__WHAT IS EXPECTED__: Gather the lines that hold the string "chart".

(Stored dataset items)
"""
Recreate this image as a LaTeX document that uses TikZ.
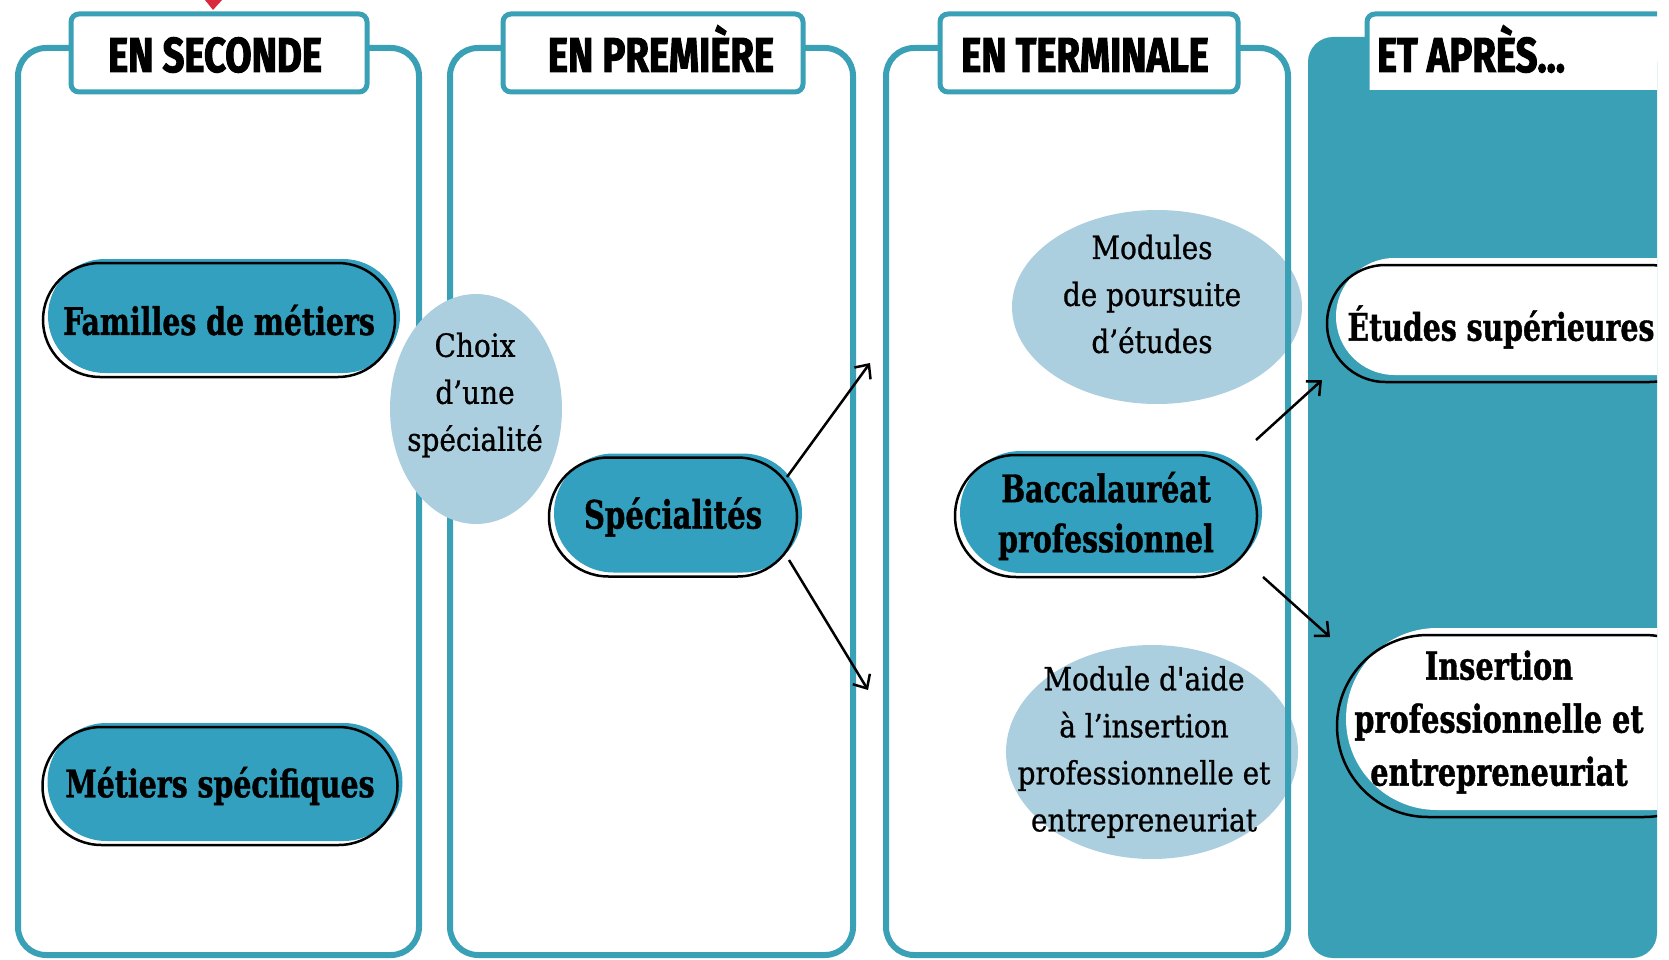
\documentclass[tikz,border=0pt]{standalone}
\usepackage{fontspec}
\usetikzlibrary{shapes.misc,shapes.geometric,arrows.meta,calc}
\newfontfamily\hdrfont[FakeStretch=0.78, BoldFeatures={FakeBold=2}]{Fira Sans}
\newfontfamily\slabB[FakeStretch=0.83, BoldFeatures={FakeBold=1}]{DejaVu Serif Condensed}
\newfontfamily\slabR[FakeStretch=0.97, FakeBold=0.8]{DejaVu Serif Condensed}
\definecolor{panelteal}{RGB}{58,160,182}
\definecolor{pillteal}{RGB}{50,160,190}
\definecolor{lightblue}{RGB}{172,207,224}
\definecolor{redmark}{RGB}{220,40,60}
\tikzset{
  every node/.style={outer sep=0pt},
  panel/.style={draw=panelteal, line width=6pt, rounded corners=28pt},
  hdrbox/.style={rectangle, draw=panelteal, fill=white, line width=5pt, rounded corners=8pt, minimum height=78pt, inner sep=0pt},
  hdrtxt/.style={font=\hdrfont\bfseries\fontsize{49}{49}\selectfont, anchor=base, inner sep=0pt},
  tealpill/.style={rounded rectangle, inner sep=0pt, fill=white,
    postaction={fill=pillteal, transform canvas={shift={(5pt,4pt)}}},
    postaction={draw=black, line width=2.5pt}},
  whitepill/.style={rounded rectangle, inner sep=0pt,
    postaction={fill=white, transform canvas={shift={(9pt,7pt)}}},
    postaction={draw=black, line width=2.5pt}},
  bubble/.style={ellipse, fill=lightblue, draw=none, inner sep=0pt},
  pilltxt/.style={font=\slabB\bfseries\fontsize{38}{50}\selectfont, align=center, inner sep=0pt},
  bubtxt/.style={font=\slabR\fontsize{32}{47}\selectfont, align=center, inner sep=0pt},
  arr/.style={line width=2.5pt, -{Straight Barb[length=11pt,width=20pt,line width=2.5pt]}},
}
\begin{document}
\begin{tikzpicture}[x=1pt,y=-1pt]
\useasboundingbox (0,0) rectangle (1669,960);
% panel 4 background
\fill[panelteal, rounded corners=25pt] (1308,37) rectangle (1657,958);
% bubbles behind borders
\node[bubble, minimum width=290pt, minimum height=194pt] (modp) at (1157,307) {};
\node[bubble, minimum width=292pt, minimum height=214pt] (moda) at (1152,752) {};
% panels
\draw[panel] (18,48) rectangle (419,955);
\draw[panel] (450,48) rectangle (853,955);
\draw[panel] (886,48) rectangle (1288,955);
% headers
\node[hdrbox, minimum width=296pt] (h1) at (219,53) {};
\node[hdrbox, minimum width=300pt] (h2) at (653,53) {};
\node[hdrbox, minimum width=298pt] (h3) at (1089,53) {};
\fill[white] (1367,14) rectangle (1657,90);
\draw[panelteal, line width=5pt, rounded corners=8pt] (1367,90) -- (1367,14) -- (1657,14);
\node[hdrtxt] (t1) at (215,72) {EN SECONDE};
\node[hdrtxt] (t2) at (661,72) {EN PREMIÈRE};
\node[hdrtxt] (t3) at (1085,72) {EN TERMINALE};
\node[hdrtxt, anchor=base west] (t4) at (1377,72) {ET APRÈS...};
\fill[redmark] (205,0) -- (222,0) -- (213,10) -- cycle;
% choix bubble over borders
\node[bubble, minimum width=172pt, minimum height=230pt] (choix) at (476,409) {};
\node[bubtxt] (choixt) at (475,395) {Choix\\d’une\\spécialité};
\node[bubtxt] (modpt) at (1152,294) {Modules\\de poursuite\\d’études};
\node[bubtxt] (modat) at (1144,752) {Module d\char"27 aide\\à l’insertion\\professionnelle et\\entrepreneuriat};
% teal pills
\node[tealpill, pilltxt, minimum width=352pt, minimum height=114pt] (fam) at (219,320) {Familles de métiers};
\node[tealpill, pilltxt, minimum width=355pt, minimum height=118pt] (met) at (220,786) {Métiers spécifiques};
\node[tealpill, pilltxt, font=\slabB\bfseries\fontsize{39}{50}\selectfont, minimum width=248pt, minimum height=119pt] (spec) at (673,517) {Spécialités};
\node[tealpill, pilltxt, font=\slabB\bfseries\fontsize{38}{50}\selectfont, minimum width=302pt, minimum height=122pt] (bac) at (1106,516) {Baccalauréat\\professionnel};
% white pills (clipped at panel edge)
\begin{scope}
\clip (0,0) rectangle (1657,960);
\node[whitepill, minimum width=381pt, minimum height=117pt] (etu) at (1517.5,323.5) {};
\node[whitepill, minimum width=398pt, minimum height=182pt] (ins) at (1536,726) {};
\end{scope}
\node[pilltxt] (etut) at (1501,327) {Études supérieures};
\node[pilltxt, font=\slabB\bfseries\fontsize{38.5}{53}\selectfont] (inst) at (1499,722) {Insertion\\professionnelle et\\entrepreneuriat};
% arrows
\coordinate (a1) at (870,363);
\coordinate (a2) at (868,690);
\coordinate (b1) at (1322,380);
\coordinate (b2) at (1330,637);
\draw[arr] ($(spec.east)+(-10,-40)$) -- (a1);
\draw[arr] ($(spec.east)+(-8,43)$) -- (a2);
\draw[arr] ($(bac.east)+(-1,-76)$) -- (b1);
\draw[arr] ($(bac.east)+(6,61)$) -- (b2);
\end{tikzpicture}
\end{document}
"""
"""
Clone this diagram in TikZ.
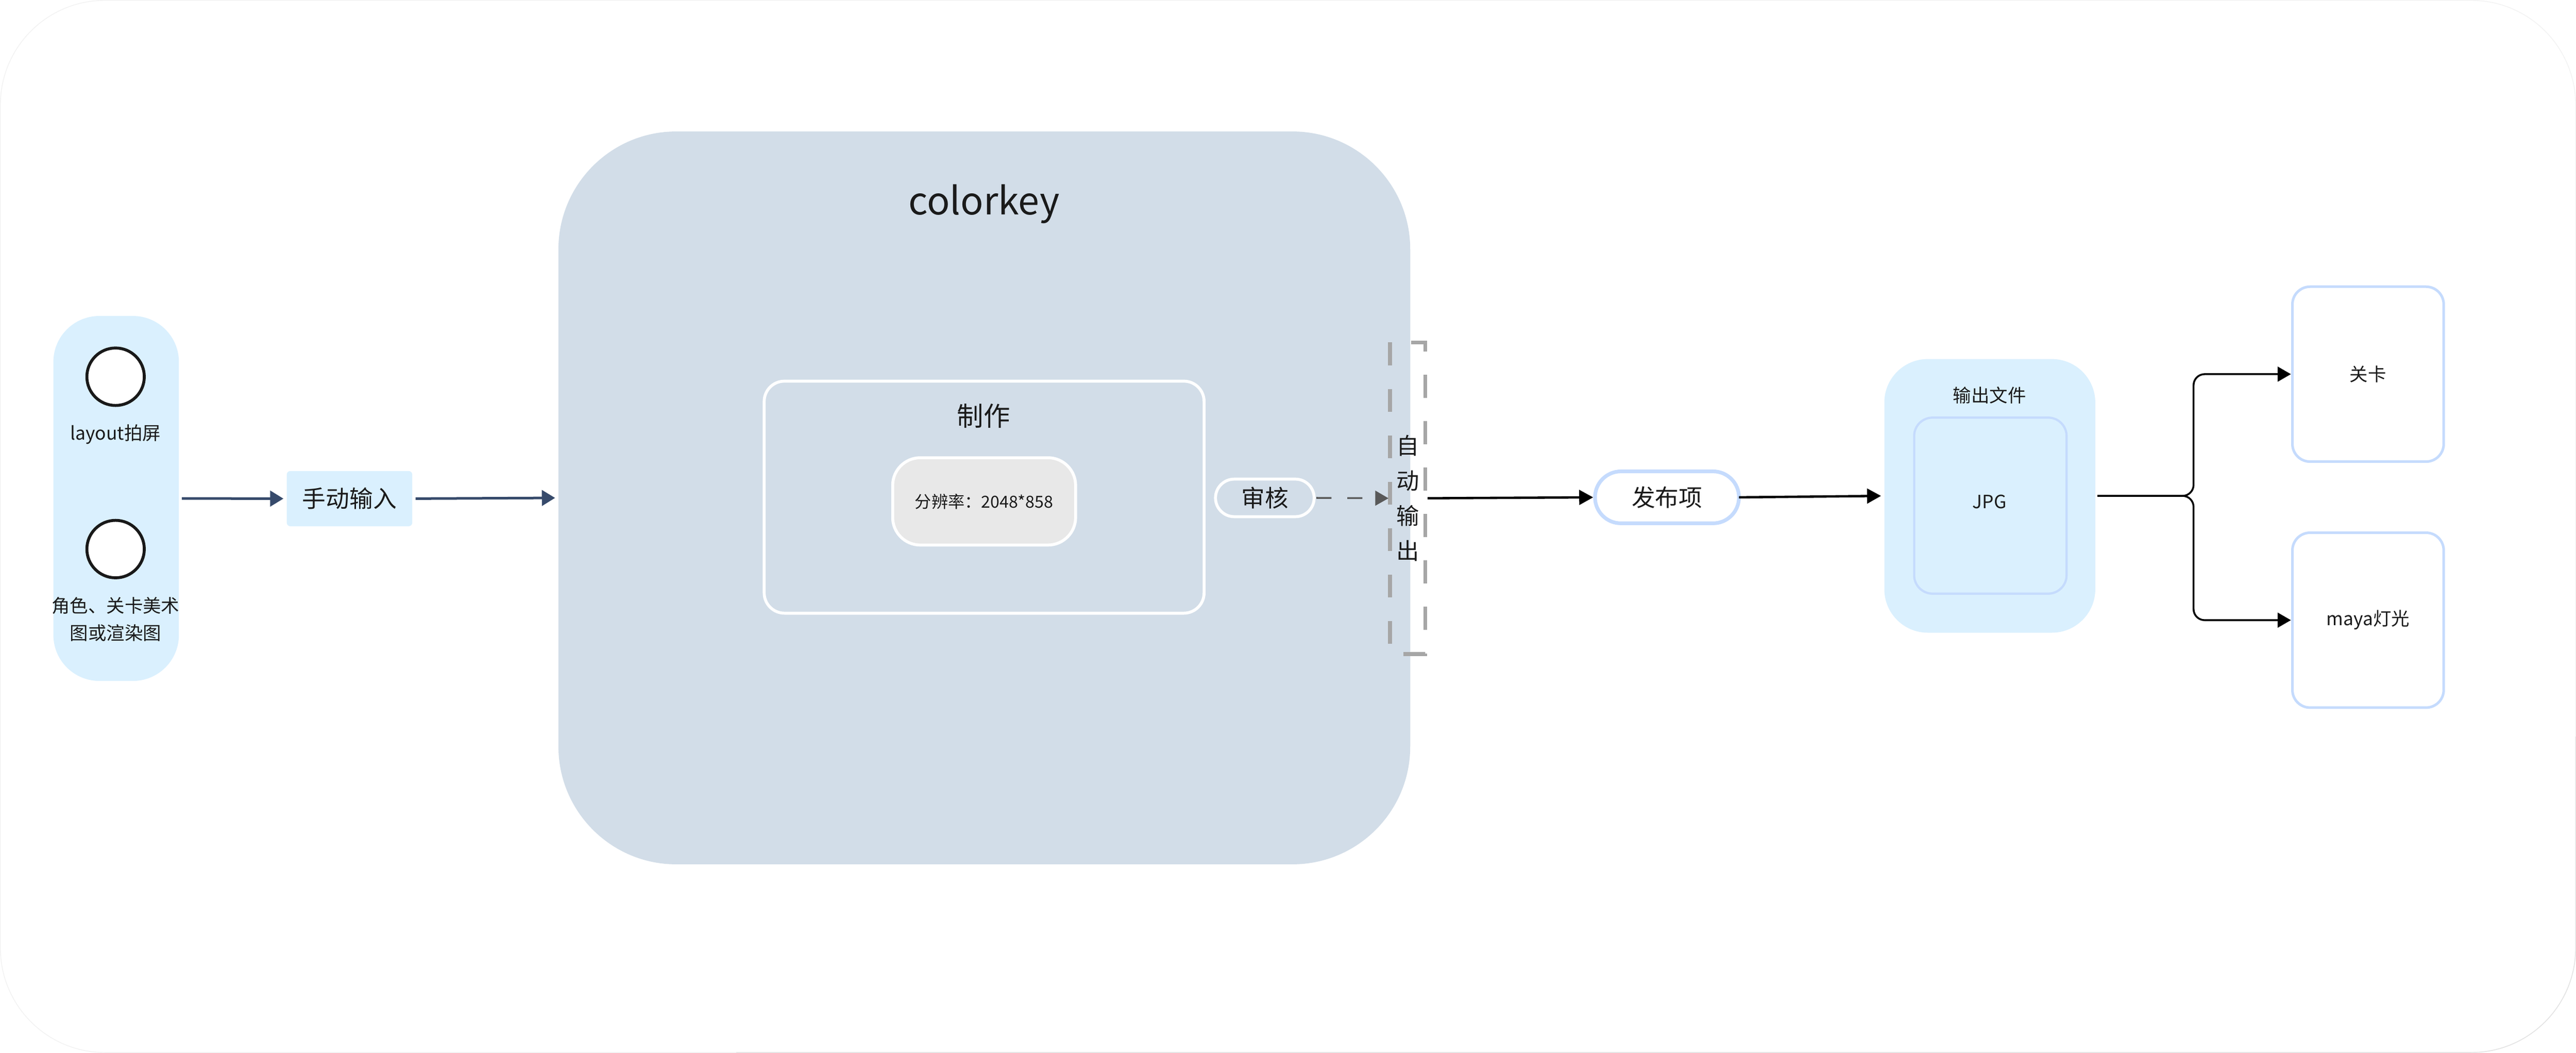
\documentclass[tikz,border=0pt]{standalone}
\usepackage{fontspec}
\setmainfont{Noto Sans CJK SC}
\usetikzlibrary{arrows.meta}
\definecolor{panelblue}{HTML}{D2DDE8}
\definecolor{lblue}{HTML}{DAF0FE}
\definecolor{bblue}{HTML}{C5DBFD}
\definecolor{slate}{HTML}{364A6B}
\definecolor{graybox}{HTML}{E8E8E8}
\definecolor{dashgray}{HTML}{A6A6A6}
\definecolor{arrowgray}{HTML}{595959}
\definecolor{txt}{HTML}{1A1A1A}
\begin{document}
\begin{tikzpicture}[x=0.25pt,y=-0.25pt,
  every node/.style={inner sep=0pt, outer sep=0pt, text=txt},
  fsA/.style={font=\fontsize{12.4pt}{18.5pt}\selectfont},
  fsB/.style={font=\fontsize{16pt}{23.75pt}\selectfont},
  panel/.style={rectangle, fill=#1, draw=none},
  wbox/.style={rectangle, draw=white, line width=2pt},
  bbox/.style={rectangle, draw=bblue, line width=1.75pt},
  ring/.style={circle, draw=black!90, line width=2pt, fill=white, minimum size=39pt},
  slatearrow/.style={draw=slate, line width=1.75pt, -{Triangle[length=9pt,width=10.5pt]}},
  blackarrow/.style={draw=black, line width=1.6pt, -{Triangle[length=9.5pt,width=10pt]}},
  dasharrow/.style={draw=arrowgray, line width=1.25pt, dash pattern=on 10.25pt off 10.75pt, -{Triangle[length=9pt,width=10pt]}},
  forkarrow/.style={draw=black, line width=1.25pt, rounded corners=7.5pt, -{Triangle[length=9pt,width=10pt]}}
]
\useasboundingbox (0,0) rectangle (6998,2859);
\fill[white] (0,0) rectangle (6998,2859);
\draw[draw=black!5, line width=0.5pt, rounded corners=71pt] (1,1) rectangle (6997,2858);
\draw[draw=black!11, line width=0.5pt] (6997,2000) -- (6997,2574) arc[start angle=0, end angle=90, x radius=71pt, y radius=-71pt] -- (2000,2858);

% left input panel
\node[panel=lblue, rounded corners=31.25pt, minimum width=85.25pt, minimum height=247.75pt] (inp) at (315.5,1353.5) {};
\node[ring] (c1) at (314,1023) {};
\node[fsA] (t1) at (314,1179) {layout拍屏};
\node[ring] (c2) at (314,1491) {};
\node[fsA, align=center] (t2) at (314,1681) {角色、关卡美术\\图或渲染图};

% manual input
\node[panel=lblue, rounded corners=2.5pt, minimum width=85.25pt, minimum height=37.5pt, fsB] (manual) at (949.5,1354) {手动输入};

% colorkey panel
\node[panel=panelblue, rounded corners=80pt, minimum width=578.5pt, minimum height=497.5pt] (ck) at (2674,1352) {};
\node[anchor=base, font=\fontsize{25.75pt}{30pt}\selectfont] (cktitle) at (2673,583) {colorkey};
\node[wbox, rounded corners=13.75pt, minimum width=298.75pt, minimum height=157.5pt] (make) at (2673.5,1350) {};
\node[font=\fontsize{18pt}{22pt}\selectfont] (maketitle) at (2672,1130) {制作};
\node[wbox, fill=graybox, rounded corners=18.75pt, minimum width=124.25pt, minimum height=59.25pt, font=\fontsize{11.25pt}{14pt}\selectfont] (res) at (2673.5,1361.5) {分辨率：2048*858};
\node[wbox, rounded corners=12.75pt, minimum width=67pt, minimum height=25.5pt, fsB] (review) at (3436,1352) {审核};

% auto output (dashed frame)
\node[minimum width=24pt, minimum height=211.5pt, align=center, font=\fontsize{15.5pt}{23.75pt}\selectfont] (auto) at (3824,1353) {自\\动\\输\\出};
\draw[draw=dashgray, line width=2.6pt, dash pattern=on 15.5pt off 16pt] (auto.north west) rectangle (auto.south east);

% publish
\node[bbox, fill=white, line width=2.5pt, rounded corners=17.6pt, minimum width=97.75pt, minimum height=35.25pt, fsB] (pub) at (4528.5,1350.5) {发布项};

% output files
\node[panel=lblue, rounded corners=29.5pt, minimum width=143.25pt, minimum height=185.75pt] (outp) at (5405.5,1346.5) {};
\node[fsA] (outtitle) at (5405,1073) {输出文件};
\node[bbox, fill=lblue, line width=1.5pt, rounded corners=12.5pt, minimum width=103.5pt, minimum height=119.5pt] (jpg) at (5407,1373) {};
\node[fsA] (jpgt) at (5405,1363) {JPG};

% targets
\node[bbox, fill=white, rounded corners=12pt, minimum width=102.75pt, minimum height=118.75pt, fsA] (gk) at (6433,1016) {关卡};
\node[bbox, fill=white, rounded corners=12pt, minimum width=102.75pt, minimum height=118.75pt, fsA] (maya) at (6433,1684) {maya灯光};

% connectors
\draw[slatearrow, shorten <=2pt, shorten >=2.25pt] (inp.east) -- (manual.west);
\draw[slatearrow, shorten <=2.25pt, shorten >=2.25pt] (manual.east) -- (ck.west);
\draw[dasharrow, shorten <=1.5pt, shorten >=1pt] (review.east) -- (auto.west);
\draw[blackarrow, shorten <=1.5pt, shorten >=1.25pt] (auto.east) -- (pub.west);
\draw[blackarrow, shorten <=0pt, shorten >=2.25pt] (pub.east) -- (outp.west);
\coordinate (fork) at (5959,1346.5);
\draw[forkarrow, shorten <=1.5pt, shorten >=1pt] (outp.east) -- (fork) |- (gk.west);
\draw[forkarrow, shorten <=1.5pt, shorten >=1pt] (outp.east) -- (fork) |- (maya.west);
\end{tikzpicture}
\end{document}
"""
"""
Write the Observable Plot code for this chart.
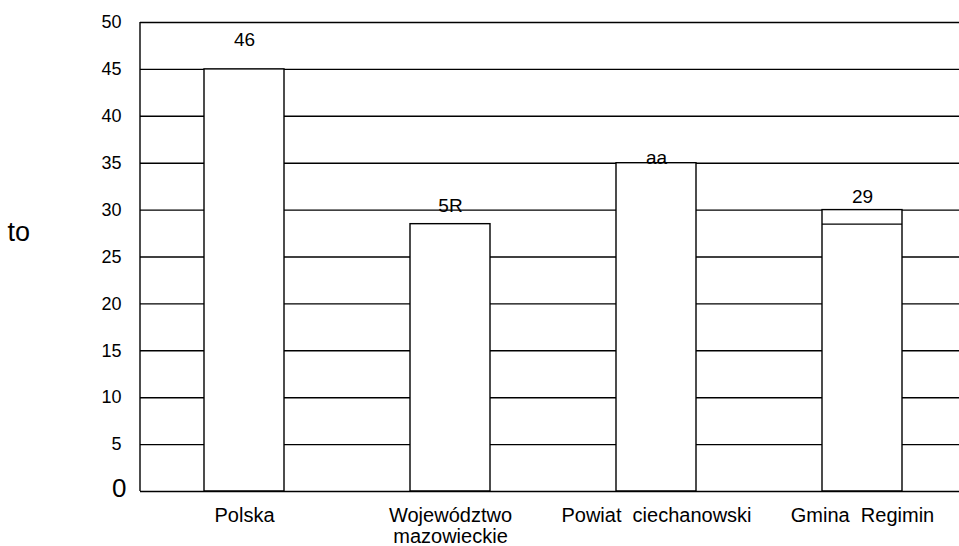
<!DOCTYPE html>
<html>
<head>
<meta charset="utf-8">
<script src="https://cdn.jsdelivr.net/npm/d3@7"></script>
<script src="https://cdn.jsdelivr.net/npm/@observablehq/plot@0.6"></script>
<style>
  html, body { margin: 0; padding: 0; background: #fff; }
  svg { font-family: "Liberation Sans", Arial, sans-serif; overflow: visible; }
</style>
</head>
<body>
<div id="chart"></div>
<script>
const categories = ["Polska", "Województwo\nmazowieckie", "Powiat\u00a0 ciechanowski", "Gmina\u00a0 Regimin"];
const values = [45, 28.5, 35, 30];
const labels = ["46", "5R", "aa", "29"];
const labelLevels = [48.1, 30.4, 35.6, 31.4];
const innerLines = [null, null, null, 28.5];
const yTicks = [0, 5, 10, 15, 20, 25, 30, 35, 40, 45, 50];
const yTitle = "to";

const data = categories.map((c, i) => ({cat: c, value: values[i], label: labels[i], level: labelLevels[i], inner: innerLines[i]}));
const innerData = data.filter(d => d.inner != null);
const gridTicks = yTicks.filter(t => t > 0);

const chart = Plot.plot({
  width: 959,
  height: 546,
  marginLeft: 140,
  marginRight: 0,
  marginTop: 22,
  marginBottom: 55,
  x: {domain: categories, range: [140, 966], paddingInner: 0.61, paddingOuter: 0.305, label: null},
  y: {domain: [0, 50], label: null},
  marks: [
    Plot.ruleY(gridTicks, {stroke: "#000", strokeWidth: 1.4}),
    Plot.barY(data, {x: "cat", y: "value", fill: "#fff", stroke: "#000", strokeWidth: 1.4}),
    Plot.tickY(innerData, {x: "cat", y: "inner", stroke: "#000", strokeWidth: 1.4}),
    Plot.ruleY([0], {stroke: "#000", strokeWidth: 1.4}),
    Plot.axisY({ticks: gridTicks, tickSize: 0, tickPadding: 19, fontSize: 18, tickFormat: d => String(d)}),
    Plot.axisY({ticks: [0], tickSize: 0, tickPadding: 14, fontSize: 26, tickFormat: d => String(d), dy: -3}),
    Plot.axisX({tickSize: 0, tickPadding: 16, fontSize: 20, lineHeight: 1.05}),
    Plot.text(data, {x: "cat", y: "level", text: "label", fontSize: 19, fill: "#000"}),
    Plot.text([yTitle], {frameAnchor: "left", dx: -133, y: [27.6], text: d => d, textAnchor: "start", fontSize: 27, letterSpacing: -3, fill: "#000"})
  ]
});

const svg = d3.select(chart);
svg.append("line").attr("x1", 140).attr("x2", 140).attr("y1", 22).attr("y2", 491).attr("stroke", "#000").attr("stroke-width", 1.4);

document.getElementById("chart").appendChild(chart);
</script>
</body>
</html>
"""
__TASK RESULT__:
Write the Observable Plot code for this chart.
<div id="chart"></div>
const chart = Plot.plot({
const svg = d3.select(chart);
document.getElementById("chart").appendChild(chart);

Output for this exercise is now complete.